Retype only what runs from the first line of the listing to the line holding "import pandas as pd", both included. Do not retype the pictures.

>> BEGIN COLLECTED MATERIAL

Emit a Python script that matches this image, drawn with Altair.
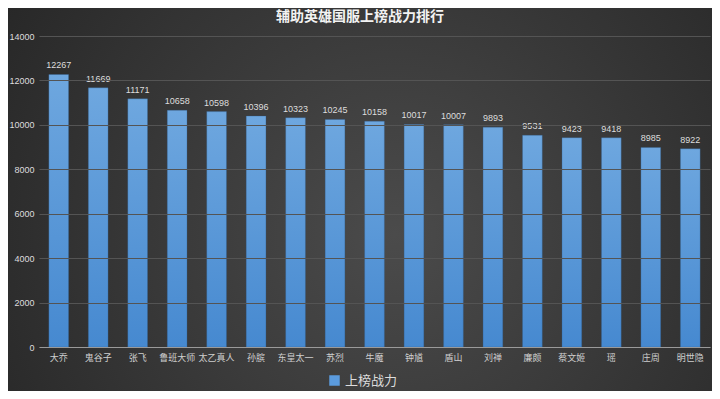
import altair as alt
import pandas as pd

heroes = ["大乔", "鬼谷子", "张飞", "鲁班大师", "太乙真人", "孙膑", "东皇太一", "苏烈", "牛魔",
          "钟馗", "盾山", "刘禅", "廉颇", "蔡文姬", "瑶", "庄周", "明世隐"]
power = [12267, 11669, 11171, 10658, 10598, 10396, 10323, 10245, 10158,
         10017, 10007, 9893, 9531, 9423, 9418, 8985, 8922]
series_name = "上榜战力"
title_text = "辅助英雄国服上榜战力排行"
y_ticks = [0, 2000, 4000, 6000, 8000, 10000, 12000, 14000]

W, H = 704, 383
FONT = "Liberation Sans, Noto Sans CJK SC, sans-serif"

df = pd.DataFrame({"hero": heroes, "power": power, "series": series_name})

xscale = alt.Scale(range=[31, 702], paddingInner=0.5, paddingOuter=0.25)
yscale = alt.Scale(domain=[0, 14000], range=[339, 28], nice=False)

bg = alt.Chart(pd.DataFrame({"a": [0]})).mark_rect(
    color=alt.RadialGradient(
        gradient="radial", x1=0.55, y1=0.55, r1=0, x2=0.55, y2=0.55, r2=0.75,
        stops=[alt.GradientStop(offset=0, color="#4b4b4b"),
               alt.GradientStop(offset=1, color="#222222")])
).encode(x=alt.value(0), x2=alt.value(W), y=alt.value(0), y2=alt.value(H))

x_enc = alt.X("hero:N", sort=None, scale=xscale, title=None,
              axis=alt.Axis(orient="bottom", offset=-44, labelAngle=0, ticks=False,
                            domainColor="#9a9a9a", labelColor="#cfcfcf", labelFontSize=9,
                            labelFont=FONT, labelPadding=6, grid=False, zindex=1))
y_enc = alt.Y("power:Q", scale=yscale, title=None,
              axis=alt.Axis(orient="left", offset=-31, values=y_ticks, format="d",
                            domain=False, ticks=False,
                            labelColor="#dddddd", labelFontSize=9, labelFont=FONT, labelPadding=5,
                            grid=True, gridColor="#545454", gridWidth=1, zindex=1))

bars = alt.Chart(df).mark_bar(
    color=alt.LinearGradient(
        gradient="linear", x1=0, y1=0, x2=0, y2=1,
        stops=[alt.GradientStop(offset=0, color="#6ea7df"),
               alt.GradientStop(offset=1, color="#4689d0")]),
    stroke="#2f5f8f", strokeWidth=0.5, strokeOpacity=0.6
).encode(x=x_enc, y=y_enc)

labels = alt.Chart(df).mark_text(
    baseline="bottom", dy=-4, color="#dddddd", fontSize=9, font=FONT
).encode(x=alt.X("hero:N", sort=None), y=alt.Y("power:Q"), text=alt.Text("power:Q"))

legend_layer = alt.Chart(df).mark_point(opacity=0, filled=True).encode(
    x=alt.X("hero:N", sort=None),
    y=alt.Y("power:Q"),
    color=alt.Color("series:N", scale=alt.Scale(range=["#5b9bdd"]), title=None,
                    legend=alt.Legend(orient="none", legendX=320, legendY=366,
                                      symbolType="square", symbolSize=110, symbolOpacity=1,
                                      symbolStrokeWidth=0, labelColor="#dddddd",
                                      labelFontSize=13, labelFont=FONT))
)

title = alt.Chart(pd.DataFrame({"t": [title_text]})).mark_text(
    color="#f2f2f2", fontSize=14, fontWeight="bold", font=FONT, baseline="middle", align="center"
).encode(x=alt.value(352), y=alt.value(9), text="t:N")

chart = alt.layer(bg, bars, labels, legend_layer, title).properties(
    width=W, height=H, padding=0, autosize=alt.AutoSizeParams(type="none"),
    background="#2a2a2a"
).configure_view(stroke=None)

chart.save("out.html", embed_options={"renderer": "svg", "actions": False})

>> END COLLECTED MATERIAL

### RESULT OF THIS EXERCISE
Emit a Python script that matches this image, drawn with Altair.
import altair as alt
import pandas as pd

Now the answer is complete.